My blood boils every time I think of that episode.
I cannot think of ANYONE in the universe who has my wellbeing more at heart than she does. And therefore cannot think of anyone who can be more auspicious in my life.

For the last eight years, ever since my father died, there have been sundry instances like this –the raised eyebrow, the whispered comment, the disapproving look. All of which I’ve ruthlessly annihilated. We have endured enough devastation at his death - without having to face THIS particular ordeal. So prima-facie, I don’t hear anything in this strain anymore.
But I suspect some instances still occur (which Ma hides from me). Fortunately for my peace of mind, she is temperamentally an upbeat, positive person; so she just shrugs it off.

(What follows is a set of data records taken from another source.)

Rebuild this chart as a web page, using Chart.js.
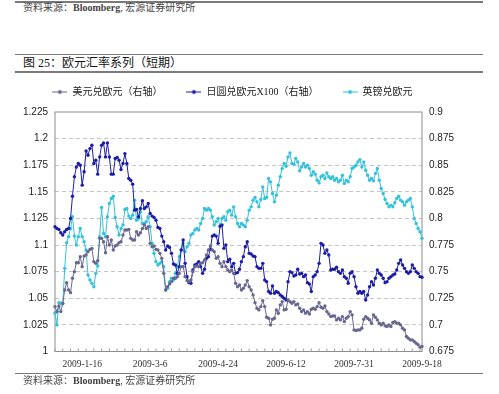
<!DOCTYPE html>
<html><head><meta charset="utf-8">
<script src="https://cdn.jsdelivr.net/npm/chart.js@4"></script>
<style>
html,body{margin:0;padding:0;background:#fff;}
#wrap{position:relative;width:499px;height:394px;overflow:hidden;background:#fff;}
#c{position:absolute;left:0;top:0;}
.hl{position:absolute;left:15px;width:468px;background:#7a7a7a;}
.src{position:absolute;left:23px;font-size:10px;line-height:10px;font-family:"Liberation Serif","Noto Sans CJK SC",serif;color:#444;white-space:nowrap;}
.ttl{position:absolute;left:23px;top:57px;font-size:12px;line-height:12px;font-family:"Liberation Serif","Noto Sans CJK SC",serif;color:#111;white-space:nowrap;}
</style></head>
<body><div id="wrap">
<div class="hl" style="top:1px;height:1.5px"></div>
<div class="src" style="top:3px">资料来源：<b>Bloomberg</b>, 宏源证券研究所</div>
<div class="hl" style="top:53.7px;height:1.3px"></div>
<div class="ttl">图 25：欧元汇率系列（短期）</div>
<div class="hl" style="top:71px;height:1.7px"></div>
<canvas id="c" width="499" height="394"></canvas>
<div class="hl" style="top:372.7px;height:1.5px"></div>
<div class="src" style="top:376px">资料来源：<b>Bloomberg</b>, 宏源证券研究所</div>
</div>
<script>
// ---- data ----
const startDate = '2008-12-29';
const endDate = '2009-09-18';
const xTickLabels = ['2009-1-16','2009-3-6','2009-4-24','2009-6-12','2009-7-31','2009-9-18'];
const seriesNames = ['美元兑欧元（右轴）','日圆兑欧元X100（右轴）','英镑兑欧元'];
const leftTicks = [1,1.025,1.05,1.075,1.1,1.125,1.15,1.175,1.2,1.225];
const rightTicks = [0.675,0.7,0.725,0.75,0.775,0.8,0.825,0.85,0.875,0.9];

// 美元兑欧元 (right axis)
const usdEur = [
0.7172,0.7125,0.7178,0.7125,0.7203,0.7328,0.7397,0.7328,0.7303,0.7438,0.75,0.7584,0.7584,0.7641,0.7547,0.7647,
0.7656,0.7688,0.7709,0.7719,0.7594,0.7578,0.7603,0.7813,0.7813,0.7781,0.7678,0.7828,0.775,0.7797,0.7703,0.7741,
0.775,0.7772,0.7781,0.7844,0.7891,0.7891,0.7897,0.7813,0.7797,0.7797,0.7875,0.7844,0.7866,0.7906,0.7938,0.7906,
0.7922,0.7766,0.7734,0.7741,0.7709,0.7703,0.7672,
0.7625,0.7484,0.7328,0.7359,0.7384,0.7406,0.7438,0.7438,0.7453,0.7484,0.7547,0.7547,0.7453,0.7416,0.7406,0.7422,0.75,
0.7547,0.7553,0.7547,0.7578,0.7584,0.7609,0.7656,0.7703,0.7741,0.7703,0.7688,0.7625,0.7641,0.7578,0.7547,0.7594,
0.7547,0.7516,0.75,0.7516,0.7484,0.7391,0.7359,0.7375,
0.7328,0.7344,0.7375,0.7416,0.7359,0.7328,0.7281,0.7209,0.7156,0.7141,0.7172,0.7228,0.7172,0.7072,0.7063,0.7,
0.7053,0.7063,0.7141,0.7109,0.7188,0.7219,0.7141,0.7147,0.7234,0.7219,0.7203,0.7219,0.7188,0.7197,0.7156,0.7125,
0.7141,0.7109,0.7125,0.7103,0.7147,0.7156,0.7147,0.7172,0.7209,0.7166,0.7156,0.7178,0.7125,0.7103,0.7078,0.7084,
0.7084,0.7047,0.7063,0.7047,0.7078,0.7031,0.7063,0.7078,0.7125,0.7094,0.6953,0.6947,0.6953,0.6953,0.6969,0.7053,
0.7078,0.7063,0.7047,0.7016,0.7094,0.7072,0.7047,0.7016,0.7,0.7016,0.6991,0.6984,0.7,0.6984,0.7022,0.7031,
0.7016,0.7016,0.7,0.6969,0.6953,0.6891,0.6875,0.6859,0.6859,0.6844,0.6828,0.6813,0.6791,0.6797
];
// 日圆兑欧元X100 (right axis)
const jpyEur = [
0.7922,0.7906,0.7897,0.7866,0.7844,0.7875,0.7897,0.7906,0.8,0.8209,0.8391,0.8484,0.8516,0.85,0.8313,0.8438,
0.8634,0.8594,0.8656,0.8688,0.8516,0.8547,0.8416,0.8578,0.8688,0.8709,0.8578,0.8709,0.8578,0.8416,0.8416,0.8563,
0.8572,0.8547,0.8459,0.8516,0.8609,0.8516,0.8375,0.8359,0.8322,0.8078,0.8084,0.8016,0.8094,0.8166,0.8094,0.8109,
0.8141,0.8047,0.8022,0.8009,0.7984,0.7916,0.7906,0.7834,0.7781,0.7703,0.7741,0.7728,0.7672,0.7572,0.7563,0.7484,
0.7547,0.7703,0.7797,0.7578,0.7453,0.7397,0.7391,0.7516,0.7563,0.7572,0.7594,0.7547,0.7484,0.7522,0.7625,0.7641,
0.7709,0.7834,0.7844,0.7834,0.7766,0.7928,0.7938,0.7719,0.775,0.7594,0.7616,0.7547,0.7578,0.7484,0.7491,0.7522,
0.7594,0.7641,0.7734,0.7781,0.7672,0.7666,0.7647,0.7641,0.7547,0.7531,0.7531,0.7578,0.7422,0.7406,0.7313,0.7297,
0.7366,0.7297,0.7313,0.7303,0.7281,0.7266,0.725,0.7234,0.7406,0.75,0.7491,0.7459,0.7469,0.7522,0.7478,0.7484,
0.7453,0.7469,0.7397,0.7384,0.7313,0.7453,0.7469,0.75,0.7578,0.7766,0.775,0.7672,0.7703,0.7656,0.7516,0.7522,
0.7522,0.7541,0.75,0.7484,0.7516,0.7453,0.7438,0.7391,0.7484,0.75,0.7453,0.7359,0.7297,0.7313,0.7297,0.7313,
0.7234,0.7281,0.7359,0.7406,0.7375,0.7438,0.7516,0.7484,0.7469,0.7438,0.7397,0.7406,0.7438,0.7453,0.7469,0.7478,
0.7516,0.7578,0.7609,0.7563,0.7531,0.75,0.7484,0.75,0.7563,0.7531,0.75,0.7484,0.7453,0.7447
];
// 英镑兑欧元 (left axis)
const gbpEur = [
1.0359,1.025,1.0459,1.0453,1.0447,1.0781,1.1022,1.1078,1.1156,1.1266,1.1084,1.1,1.1078,1.1156,1.1078,1.1031,
1.0953,1.0719,1.0672,1.0641,1.0609,1.0734,1.0803,1.1078,1.1353,1.1109,1.1078,1.1266,1.1391,1.1438,1.1459,1.1259,
1.1172,1.1094,1.1156,1.1188,1.1334,1.1344,1.1272,1.125,1.1281,1.1422,1.1234,1.125,1.1313,1.1203,1.1203,1.1219,
1.1266,1.1172,1.1016,1.0922,1.0844,1.0813,1.0828,1.0844,1.0797,1.0578,1.0594,1.0656,1.0688,1.0672,1.0734,1.0797,
1.0891,1.0953,1.1016,1.0938,1.0984,1.1016,1.1094,1.1109,1.1141,1.1156,1.1141,1.1203,1.125,1.1344,1.1328,1.1344,
1.1328,1.1266,1.1188,1.1219,1.125,1.1172,1.125,1.1266,1.1234,1.1313,1.1328,1.1281,1.1359,1.1266,1.1203,1.1172,
1.1203,1.1188,1.1172,1.1234,1.1328,1.1359,1.1422,1.1447,1.1406,1.1359,1.1428,1.1547,1.1438,1.1447,1.1625,1.1594,
1.1484,1.1406,1.1469,1.1563,1.1641,1.1719,1.1766,1.1741,1.1828,1.1866,1.1766,1.1759,1.1813,1.1781,1.1697,1.1734,
1.1766,1.1734,1.175,1.1719,1.1656,1.1688,1.1666,1.1609,1.1584,1.1641,1.1656,1.1625,1.1678,1.1641,1.1625,1.1641,
1.1609,1.1625,1.1594,1.1609,1.1656,1.1578,1.1609,1.1594,1.1641,1.1719,1.1734,1.175,1.1781,1.1803,1.1734,1.1781,
1.1703,1.1656,1.1609,1.1625,1.1603,1.1672,1.1719,1.1609,1.1531,1.1484,1.1428,1.1391,1.1359,1.1375,1.1359,1.1397,
1.1438,1.1459,1.1422,1.1406,1.1375,1.1406,1.1422,1.1438,1.1359,1.125,1.1203,1.1156,1.1125,1.1063
];
const colors = ['#68688f','#1c1ca6','#33c2da'];

// ---- categories: business days ----
function fmt(d){return d.getUTCFullYear()+'-'+(d.getUTCMonth()+1)+'-'+d.getUTCDate();}
const categories = [];
for(let d=new Date(startDate+'T00:00:00Z'); d<=new Date(endDate+'T00:00:00Z'); d=new Date(d.getTime()+86400000)){
  const wd=d.getUTCDay(); if(wd!==0&&wd!==6) categories.push(fmt(d));
}

function marker(color){
  const c=document.createElement('canvas'); c.width=15; c.height=7;
  const x=c.getContext('2d');
  x.strokeStyle=color; x.lineWidth=1; x.beginPath(); x.moveTo(0,3.5); x.lineTo(15,3.5); x.stroke();
  x.fillStyle=color; x.beginPath(); x.arc(7.5,3.5,2,0,Math.PI*2); x.fill();
  return c;
}
const markers = colors.map(marker);

const framePlugin = {
  id:'frame',
  beforeDatasetsDraw(chart){
    const a=chart.chartArea, ctx=chart.ctx;
    ctx.save(); ctx.strokeStyle='#8c8c8c'; ctx.lineWidth=1;
    ctx.strokeRect(a.left,a.top,a.right-a.left,a.bottom-a.top);
    const xs=chart.scales.x;
    ctx.strokeStyle='#a0a0a0';
    ctx.beginPath();
    for(let i=0;i<categories.length;i+=4){const px=xs.getPixelForValue(i); ctx.moveTo(px,a.bottom); ctx.lineTo(px,a.bottom-3);}
    ctx.stroke();
    ctx.restore();
  }
};
const legendHeight = {
  id:'legendHeight',
  beforeInit(chart){
    const orig=chart.legend.fit;
    chart.legend.fit=function(){orig.call(this); this.height=49;};
  }
};

function ds(label,data,color,axis){
  return {label,data,borderColor:color,backgroundColor:color,yAxisID:axis,borderWidth:1,
    pointRadius:1.7,pointBorderWidth:0,pointBackgroundColor:color,pointHoverRadius:2,tension:0};
}

new Chart(document.getElementById('c'),{
  type:'line',
  data:{labels:categories,datasets:[
    ds(seriesNames[0],usdEur,colors[0],'yR'),
    ds(seriesNames[1],jpyEur,colors[1],'yR'),
    ds(seriesNames[2],gbpEur,colors[2],'yL')
  ]},
  options:{
    responsive:false,animation:false,
    layout:{padding:{top:63,left:0,right:34,bottom:20.5}},
    plugins:{
      legend:{display:true,position:'top',
        labels:{usePointStyle:true,pointStyleWidth:15,padding:24,color:'#222',
          font:{size:10,family:'"Liberation Serif","Noto Sans CJK SC",serif'},
          generateLabels(chart){
            const items=Chart.defaults.plugins.legend.labels.generateLabels(chart);
            items.forEach((it,i)=>{it.pointStyle=markers[i];});
            return items;
          }}},
      tooltip:{enabled:false}
    },
    scales:{
      x:{type:'category',
        grid:{display:false,drawTicks:false},border:{display:false},
        afterFit(s){s.height=22;},
        ticks:{autoSkip:false,maxRotation:0,minRotation:0,padding:7,color:'#333',
          font:{size:9.5,family:'"Liberation Serif",serif'},
          callback(v,i){const l=categories[i]; return xTickLabels.includes(l)?l:'';}}},
      yL:{type:'linear',position:'left',min:leftTicks[0],max:leftTicks[leftTicks.length-1],
        afterFit(s){s.width=55;},
        afterBuildTicks(s){s.ticks=leftTicks.map(v=>({value:v}));},
        grid:{drawTicks:false,color:(c)=>(c.index===0||c.index===leftTicks.length-1)?'rgba(0,0,0,0)':'#c4c4c4'},
        border:{display:false,dash:[4,3]},
        ticks:{padding:7,color:'#222',font:{size:10,family:'"Liberation Sans",Arial,sans-serif'},
          callback(v,i){return String(leftTicks[i]);}}},
      yR:{type:'linear',position:'right',min:rightTicks[0],max:rightTicks[rightTicks.length-1],
        afterFit(s){s.width=43;},
        afterBuildTicks(s){s.ticks=rightTicks.map(v=>({value:v}));},
        grid:{display:false,drawTicks:false},border:{display:false},
        ticks:{padding:7,color:'#222',font:{size:10,family:'"Liberation Sans",Arial,sans-serif'},
          callback(v,i){return String(rightTicks[i]);}}}
    }
  },
  plugins:[framePlugin,legendHeight]
});
</script>
</body></html>
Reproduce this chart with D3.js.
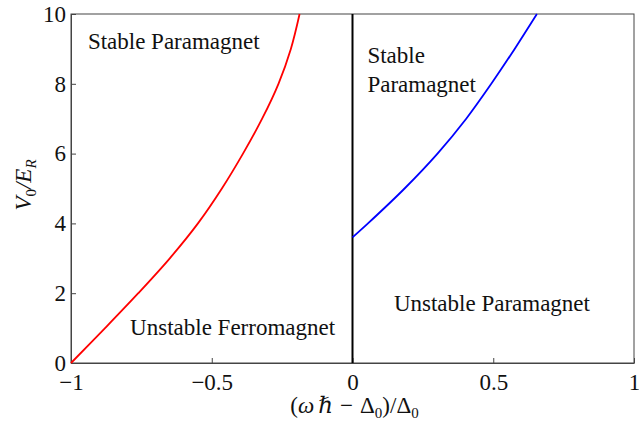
<!DOCTYPE html>
<html>
<head>
	<meta charset="utf-8">
	<script src="https://d3js.org/d3.v7.min.js"></script>
	<title>Phase diagram</title>
	<style>
		body { margin: 0; background: #fff; }
		svg text { font-family: "Liberation Serif", Tinos, "Times New Roman", Times, "DejaVu Serif", serif; fill: #111; }
	</style>
</head>
<body>
	<div id="chart"></div>

	<script type="text/javascript">

		// values
		var xTicks = [-1, -0.5, 0, 0.5, 1];
		var yTicks = [0, 2, 4, 6, 8, 10];

		// red boundary: V0/E_R against detuning
		var redV = [0, 1, 2, 3, 4, 5, 6, 7, 8, 9, 10];
		var redX = [-1, -0.879, -0.761, -0.649, -0.549, -0.464, -0.389, -0.321, -0.263, -0.219, -0.188];

		// blue boundary
		var blueV = [3.6, 4, 5, 6, 7, 8, 9, 10];
		var blueX = [0, 0.055, 0.185, 0.302, 0.404, 0.493, 0.576, 0.655];

		// vertical line at zero detuning
		var zeroV = [0, 10];
		var zeroX = [0, 0];

		var regionLabels = [
			{ lines: ["Stable Paramagnet"], x: -0.94, y: 9.0 },
			{ lines: ["Stable", "Paramagnet"], x: 0.053, y: 8.6 },
			{ lines: ["Unstable Ferromagnet"], x: -0.79, y: 0.8 },
			{ lines: ["Unstable Paramagnet"], x: 0.147, y: 1.5 }
		];

		var width = 639, height = 425;
		var margin = { top: 14, right: 5, bottom: 62, left: 71 };

		var svg = d3.select("#chart").append("svg")
			.attr("width", width)
			.attr("height", height);

		var xScale = d3.scaleLinear()
			.domain([-1, 1])
			.range([margin.left, width - margin.right]);

		var yScale = d3.scaleLinear()
			.domain([0, 10])
			.range([height - margin.bottom, margin.top]);

		var fmt = function(d) {
			var s = d3.format("")(d);
			return s.replace("-", "\u2212");
		};

		// frame
		svg.append("rect")
			.attr("x", margin.left)
			.attr("y", margin.top)
			.attr("width", width - margin.left - margin.right)
			.attr("height", height - margin.top - margin.bottom)
			.attr("fill", "none")
			.attr("stroke", "#444")
			.attr("stroke-width", 1);

		var xAxis = d3.axisBottom(xScale)
			.tickValues(xTicks)
			.tickSizeInner(-5)
			.tickSizeOuter(0)
			.tickPadding(11)
			.tickFormat(fmt);

		var yAxis = d3.axisLeft(yScale)
			.tickValues(yTicks)
			.tickSizeInner(-5)
			.tickSizeOuter(0)
			.tickPadding(5)
			.tickFormat(fmt);

		var gx = svg.append("g")
			.attr("transform", "translate(0," + (height - margin.bottom) + ")")
			.call(xAxis);
		var gy = svg.append("g")
			.attr("transform", "translate(" + margin.left + ",0)")
			.call(yAxis);

		[gx, gy].forEach(function(g) {
			g.attr("font-family", null).attr("font-size", null);
			g.select(".domain").attr("stroke", "#444");
			g.selectAll(".tick line").attr("stroke", "#444");
			g.selectAll(".tick text")
				.attr("font-size", 23)
				.attr("fill", "#111");
		});

		var line = d3.line()
			.x(function(d) { return xScale(d[0]); })
			.y(function(d) { return yScale(d[1]); })
			.curve(d3.curveCatmullRom);

		var red = d3.zip(redX, redV);
		var blue = d3.zip(blueX, blueV);
		var zero = d3.zip(zeroX, zeroV);

		svg.append("path").datum(zero)
			.attr("d", line)
			.attr("fill", "none")
			.attr("stroke", "#000")
			.attr("stroke-width", 2);

		svg.append("path").datum(red)
			.attr("d", line)
			.attr("fill", "none")
			.attr("stroke", "#f00")
			.attr("stroke-width", 1.8);

		svg.append("path").datum(blue)
			.attr("d", line)
			.attr("fill", "none")
			.attr("stroke", "#00f")
			.attr("stroke-width", 1.8);

		// region names
		regionLabels.forEach(function(r) {
			var t = svg.append("text")
				.attr("x", xScale(r.x))
				.attr("y", yScale(r.y))
				.attr("font-size", 23);
			r.lines.forEach(function(l, i) {
				t.append("tspan")
					.attr("x", xScale(r.x))
					.attr("dy", i == 0 ? 0 : 29)
					.text(l);
			});
		});

		// axis titles
		var xt = svg.append("text")
			.attr("x", xScale(0) + 2)
			.attr("y", 413)
			.attr("text-anchor", "middle")
			.attr("font-size", 23);
		xt.append("tspan").text("(");
		xt.append("tspan").attr("font-style", "italic").text("\u03c9");
		xt.append("tspan").attr("dx", 4).text("\u210f");
		xt.append("tspan").attr("dx", 7).text("\u2212");
		xt.append("tspan").attr("dx", 7).text("\u0394");
		xt.append("tspan").attr("font-size", 15).attr("dy", 5).text("0");
		xt.append("tspan").attr("dy", -5).text(")/\u0394");
		xt.append("tspan").attr("font-size", 15).attr("dy", 5).text("0");

		var yt = svg.append("text")
			.attr("transform", "translate(31," + yScale(5.1) + ") rotate(-90)")
			.attr("text-anchor", "middle")
			.attr("font-size", 23)
			.attr("font-style", "italic");
		yt.append("tspan").text("V");
		yt.append("tspan").attr("font-size", 15).attr("font-style", "normal").attr("dy", 5).text("0");
		yt.append("tspan").attr("dy", -5).text("/E");
		yt.append("tspan").attr("font-size", 15).attr("dy", 5).text("R");

	</script>
</body>
</html>
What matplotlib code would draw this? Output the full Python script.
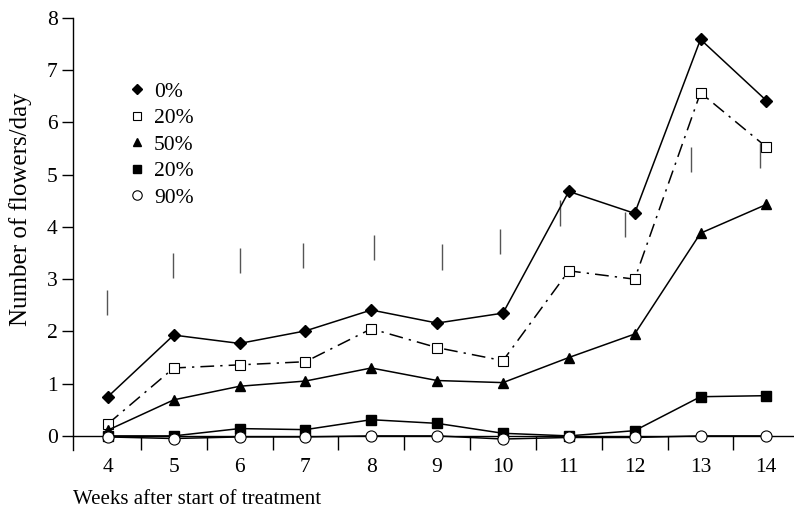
import matplotlib.pyplot as plt
from matplotlib.lines import Line2D

weeks = [4, 5, 6, 7, 8, 9, 10, 11, 12, 13, 14]

shade_0 = [0.75, 1.93, 1.77, 2.01, 2.41, 2.16, 2.35, 4.68, 4.26, 7.59, 6.42]
shade_20 = [0.23, 1.30, 1.36, 1.42, 2.05, 1.69, 1.44, 3.16, 3.00, 6.57, 5.53]
shade_50 = [0.11, 0.69, 0.95, 1.05, 1.30, 1.06, 1.02, 1.50, 1.95, 3.88, 4.43]
shade_20b = [0.00, 0.00, 0.14, 0.12, 0.31, 0.24, 0.05, 0.00, 0.10, 0.75, 0.77]
shade_90 = [-0.02, -0.05, -0.02, -0.02, 0.00, 0.00, -0.06, -0.03, -0.03, 0.00, 0.00]

# floating LSD bars (x position, bottom, top)
bar_x = [3.98, 4.99, 6.0, 6.96, 8.04, 9.08, 9.96, 10.86, 11.85, 12.85, 13.91]
bar_lo = [2.32, 3.02, 3.12, 3.22, 3.37, 3.18, 3.48, 4.02, 3.81, 5.05, 5.13]
bar_hi = [2.79, 3.50, 3.60, 3.69, 3.85, 3.67, 3.96, 4.52, 4.29, 5.53, 5.61]

labels = ["0%", "20%", "50%", "20%", "90%"]


def main():
    plt.rcParams['font.family'] = ['Liberation Serif', 'DejaVu Serif']
    fs = 15.5
    plt.rcParams['font.size'] = fs

    fig = plt.figure(figsize=(7.94, 5.13), dpi=100)
    ax = fig.add_axes([73 / 794, 1 - 450 / 513, 721 / 794, 432 / 513])

    k = 'black'
    styles = [
        dict(marker='D', ms=6, mfc=k, mec=k, ls='-'),
        dict(marker='s', ms=7.5, mfc='white', mec=k, mew=0.8, ls=(0, (9, 4, 1.5, 4))),
        dict(marker='^', ms=7.5, mfc=k, mec=k, ls='-'),
        dict(marker='s', ms=7, mfc=k, mec=k, ls='-'),
        dict(marker='o', ms=8, mfc='white', mec=k, mew=0.8, ls='-'),
    ]
    series = [shade_0, shade_20, shade_50, shade_20b, shade_90]

    ax.vlines(bar_x, bar_lo, bar_hi, color='#555555', lw=1.0)

    for vals, st in zip(series, styles):
        ax.plot(weeks, vals, color=k, lw=1.1, zorder=3, clip_on=False, **st)

    # legend shows markers only, a little smaller than in the plot
    handles = []
    for st in styles:
        opts = {a: b for a, b in st.items() if a != 'ls'}
        opts['ms'] = st['ms'] * 0.85
        handles.append(Line2D([], [], color=k, lw=0, **opts))
    ax.legend(handles, labels, loc='upper left', bbox_to_anchor=(0.075, 0.853),
              frameon=False, handlelength=0.9, handletextpad=0.35,
              labelspacing=0.3, borderpad=0, borderaxespad=0, fontsize=fs)

    ax.set_xlim(3.47, 14.42)
    ax.set_ylim(-0.27, 8)

    for s in ['top', 'right']:
        ax.spines[s].set_visible(False)
    ax.spines['bottom'].set_position(('data', 0))
    ax.spines['bottom'].set_bounds(3.47, 14.42)
    for s in ['left', 'bottom']:
        ax.spines[s].set_linewidth(1.0)

    ax.set_xticks(weeks)
    ax.set_xticks([w + 0.5 for w in weeks[:-1]], minor=True)
    ax.tick_params(axis='x', which='major', length=0, pad=16, labelsize=fs)
    ax.tick_params(axis='x', which='minor', length=10, width=1.0, direction='out')
    ax.set_yticks(range(0, 9))
    ax.tick_params(axis='y', length=8, width=1.0, direction='out', pad=3, labelsize=fs)

    ax.set_xlabel("Weeks after start of treatment", loc='left', labelpad=9, fontsize=15)
    ax.set_ylabel("Number of flowers/day", fontsize=18)
    ax.yaxis.set_label_coords(-0.057, 0.558)

    fig.savefig("out.png", dpi=100)


if __name__ == "__main__":
    main()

And I know it’s not just my acquaintances - One very distressed friend told me that at her wedding, her mother was made to stand almost at the end of the hall and not participate in anything. Ironically, her wedding rituals were performed by her uncle – a widower, who sat with a supari (in lieu of his wife if you please) next to him for the ceremonies.

Someone else’s Gruhpravesh; the widowed mother was not invited at all – because the in-laws were against it. In that girls place, I would have probably boycotted the function altogether!

I find this absolutely appalling – that people, so called urbanized, educated, sophisticated people, can be so utterly blinded by superstition/rituals/whatever-it-is.

Maybe the more visible customs (the shorn head variety) might have disappeared. But there are other customs which still seem to have sneaked into this century – the whole taboo on brightly hued saris, glass bangles, participating in religious rituals. The raised eyebrows when the person laughs out louder-than-permissible-volume, or goes for a movie or even indulges in rich foods (yes, various levels of this still exist believe me.)

The movie “Dor” has depicted this with sensitivity and pathos – when the young widow Ayesha wots-her-name spontaneously breaks into a jig on hearing a popular ditty - and the sudden belated recollection that she is not allowed to dance anymore.

No one who has not suffered the loss of a spouse can probably understand what the woman is going through. And to add these subtle reminders everyday is just utterly insufferable.

The religion does not propagate this – I remember asking a priest once and he had said that most of the taboos are man-made. These are rituals which seem to have sprung into being maybe originally protecting women from unwanted advances (if they were drab and insignificant as possible, no one would look at them twice) or maybe from the insecure wives of men-with-roving-eyes

But the fact that they exist even today – I think is a matter of great, great shame to us.


galadriel said...

I saw comments and practices like these even in Malaysia, Avagirl. It happened to my friends and relations.

Thankfully, cooler and wiser heads prevailed. And in each of the instances, the people I referred to had chosen tact and logic over antiquated practices aimed at subjugating women.

A widow who just lost her husband isn't traumatised enough without her having to be dressed up, and then having all marks of her married state obliterated in front of the funeral crowd.

Barbaric, and not something I'd ever allow in my family. And many of us Malaysians feel the same way.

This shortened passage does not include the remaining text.